▶ [SUPPLIED MATERIAL]:

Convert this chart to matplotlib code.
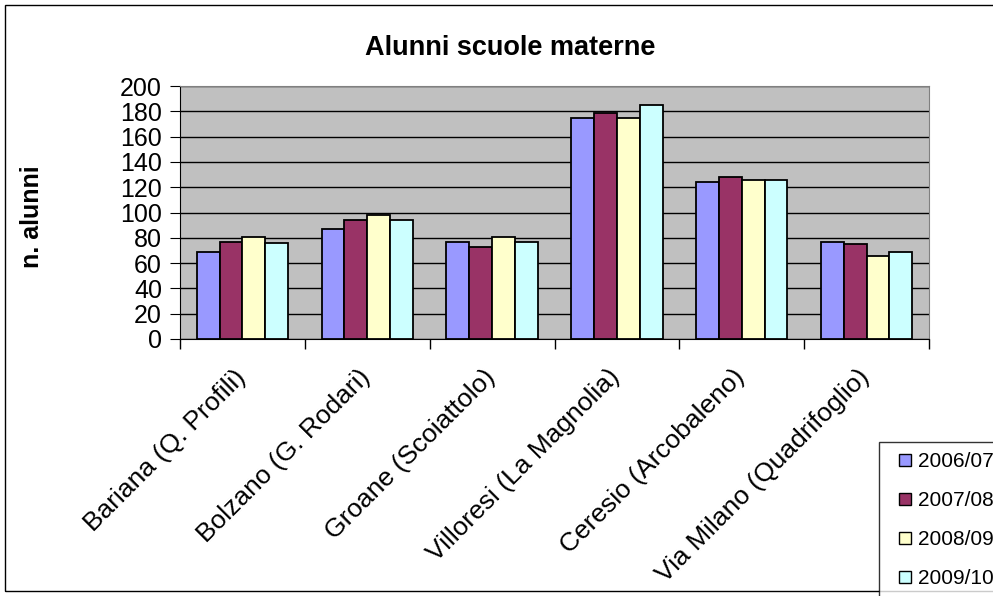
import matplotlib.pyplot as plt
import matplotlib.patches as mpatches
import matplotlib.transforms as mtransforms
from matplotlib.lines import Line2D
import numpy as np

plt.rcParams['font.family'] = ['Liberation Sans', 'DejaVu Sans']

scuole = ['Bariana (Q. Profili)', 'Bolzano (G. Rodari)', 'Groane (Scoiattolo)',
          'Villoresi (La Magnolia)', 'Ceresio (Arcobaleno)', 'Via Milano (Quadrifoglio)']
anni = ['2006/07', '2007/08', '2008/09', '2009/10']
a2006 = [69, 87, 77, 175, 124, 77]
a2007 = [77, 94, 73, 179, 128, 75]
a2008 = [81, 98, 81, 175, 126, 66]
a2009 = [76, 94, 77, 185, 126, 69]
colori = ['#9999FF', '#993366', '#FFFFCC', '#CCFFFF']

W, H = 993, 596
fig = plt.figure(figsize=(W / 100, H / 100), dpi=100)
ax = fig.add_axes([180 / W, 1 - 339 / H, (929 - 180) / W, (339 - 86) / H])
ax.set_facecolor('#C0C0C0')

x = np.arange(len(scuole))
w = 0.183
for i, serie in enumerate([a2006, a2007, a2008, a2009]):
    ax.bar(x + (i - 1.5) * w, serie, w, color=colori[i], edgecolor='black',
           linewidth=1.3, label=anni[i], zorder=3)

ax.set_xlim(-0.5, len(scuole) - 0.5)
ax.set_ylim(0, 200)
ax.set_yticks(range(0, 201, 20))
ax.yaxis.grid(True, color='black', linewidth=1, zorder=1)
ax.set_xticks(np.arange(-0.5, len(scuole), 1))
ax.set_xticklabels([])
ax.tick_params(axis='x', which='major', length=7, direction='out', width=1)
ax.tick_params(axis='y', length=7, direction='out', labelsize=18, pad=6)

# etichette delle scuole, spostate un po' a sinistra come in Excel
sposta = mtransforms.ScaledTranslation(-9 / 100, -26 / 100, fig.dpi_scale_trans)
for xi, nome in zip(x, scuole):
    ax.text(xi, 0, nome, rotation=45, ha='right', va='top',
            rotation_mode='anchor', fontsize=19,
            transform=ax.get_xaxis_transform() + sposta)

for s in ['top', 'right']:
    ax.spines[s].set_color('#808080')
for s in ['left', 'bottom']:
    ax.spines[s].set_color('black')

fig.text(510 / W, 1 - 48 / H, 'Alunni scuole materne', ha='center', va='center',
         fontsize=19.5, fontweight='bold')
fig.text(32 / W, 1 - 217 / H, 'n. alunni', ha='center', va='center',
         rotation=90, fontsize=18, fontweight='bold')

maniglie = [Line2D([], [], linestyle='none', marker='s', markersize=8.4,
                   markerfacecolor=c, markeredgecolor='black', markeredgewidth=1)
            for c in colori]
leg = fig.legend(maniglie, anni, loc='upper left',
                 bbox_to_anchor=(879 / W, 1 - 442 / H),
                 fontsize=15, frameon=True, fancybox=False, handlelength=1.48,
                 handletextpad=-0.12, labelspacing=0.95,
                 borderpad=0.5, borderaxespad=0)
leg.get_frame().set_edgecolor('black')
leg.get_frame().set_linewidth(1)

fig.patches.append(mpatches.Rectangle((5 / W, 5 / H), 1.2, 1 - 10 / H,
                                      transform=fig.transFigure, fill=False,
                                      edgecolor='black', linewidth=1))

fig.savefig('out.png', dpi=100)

▶ [TASK STATEMENT]:
Write down every line from the opening of the listing to the line with "colori = ['#9999FF', '#993366', '#FFFFCC', '#CCFFFF']", both included, and nothing else; the pictures are omitted.

▶ [EXPECTED ANSWER]:
Convert this chart to matplotlib code.
import matplotlib.pyplot as plt
import matplotlib.patches as mpatches
import matplotlib.transforms as mtransforms
from matplotlib.lines import Line2D
import numpy as np

plt.rcParams['font.family'] = ['Liberation Sans', 'DejaVu Sans']

scuole = ['Bariana (Q. Profili)', 'Bolzano (G. Rodari)', 'Groane (Scoiattolo)',
          'Villoresi (La Magnolia)', 'Ceresio (Arcobaleno)', 'Via Milano (Quadrifoglio)']
anni = ['2006/07', '2007/08', '2008/09', '2009/10']
a2006 = [69, 87, 77, 175, 124, 77]
a2007 = [77, 94, 73, 179, 128, 75]
a2008 = [81, 98, 81, 175, 126, 66]
a2009 = [76, 94, 77, 185, 126, 69]
colori = ['#9999FF', '#993366', '#FFFFCC', '#CCFFFF']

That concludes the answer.